One of Australia’s leading mortgage brokerages has seen an 11 per cent rise in refinancing deals through the broker channel, which it attributes to the August interest rate cut and increasing reliance on the broker channel.
Aussie Home Loans has revealed that there was an 11 per cent rise in refinancing deals in the September 2016 quarter through the broker channel, bringing in $1.8 billion.
Further, the share of refinancing surged from 35 per cent to 40 per cent of Aussie’s total loan volume over the three months, compared with the corresponding period in 2015.
According to the brokerage, the rise is largely due to the August rate cut, but also to an increasing awareness of what brokers can offer.
The chief executive of Aussie James Symond commented, "The surge in refinancing reflects both the effects of the Reserve Bank’s cut in rates during August and the message getting through to borrowers that they can secure a better deal through a mortgage broker.

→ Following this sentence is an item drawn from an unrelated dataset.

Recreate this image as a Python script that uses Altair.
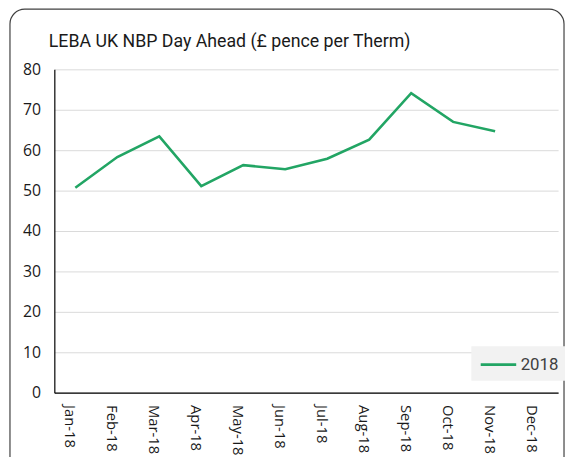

"With rates at the current historic lows and competition amongst lenders at an all-time high, borrowers are now keenly aware they could save thousands of dollars and years off the life of their loans through refinancing."
Mr Symond concluded, "Lenders are fighting for market share with some offering attractive incentives to get customers to switch their home loans to them through a mortgage broker".
Refinance approvals now over 30 per cent
Indeed, the recently released JP Morgan Australian Mortgage Industry Report, has found that refinancing has been steadily rising, with the share of loan approvals increasing from 10 per cent in 1992 to over 30 per cent today.
Speaking to The Adviser, Digital Finance Analytics (DFA) principal Martin North said that its surveys have shown that around 34 per cent of refinanced stock is from the broker channel, while refinancing loan flow via the broker channel is currently sitting around 51 per cent for the year 2016 to date.
According to Mr North, the rise in refinancing in general is due to a number of factors: "The main driver is to reduce monthly payments (many households are finding it hard to cope with incomes stalling, when costs of living are rising, so anything to reduce repayments are welcomed), [and] many households believe rates are as low as they will go, so want to lock in to insure against future rises.
"In addition, you will see some are looking to withdraw capital (either for themselves, or to help their kids get into the market) … Finally, the advertising campaigns the lenders have run have educated households about refinancing, and they are more aware of the rate of interest than they were."
The JP Morgan report, which also touched on data from DFA, said that the growing popularity of refinancing is particularly interesting due to the "emergence of re-financing as a driver of housing credit growth".
It reads: "Importantly, ‘growth’ in refinancing is highly correlated with growth in house prices — an increase in the proportion of refinancing approvals from ~10 per cent to ~20 per cent between 2000 and 2004 was accompanied by a ~80 per cent increase in Sydney house prices.
"More recently, an increase in the proportion of re-financing approvals from ~20 per cent to ~30 per cent between 2011 and today was accompanied by a ~50 per cent increase in Sydney house prices."
The report highlighted that when refinancing "~90 per cent of major banks customers are retained within the major banks market share". It found that one third remain with the same lender, while half refinance away to another major bank.
Further, DFA data showed that nearly two-thirds of regional bank borrowers are refinancing towards major banks, with non-banks holding poor attraction (with only 1 per cent of major bank and regional bank borrowers refinancing to a non-bank).
The JP Morgan report adds: "This indicates that by cutting price to drive market share (like CBA did earlier this year), major banks are simply poaching share off each other, which will most likely lead to a price-matching strategy by other major banks to retain share.
"This is important. If all major banks price rationally, then pricing stability should ensue across the incumbents – basically, major banks are their own worst enemy when they pull the price level."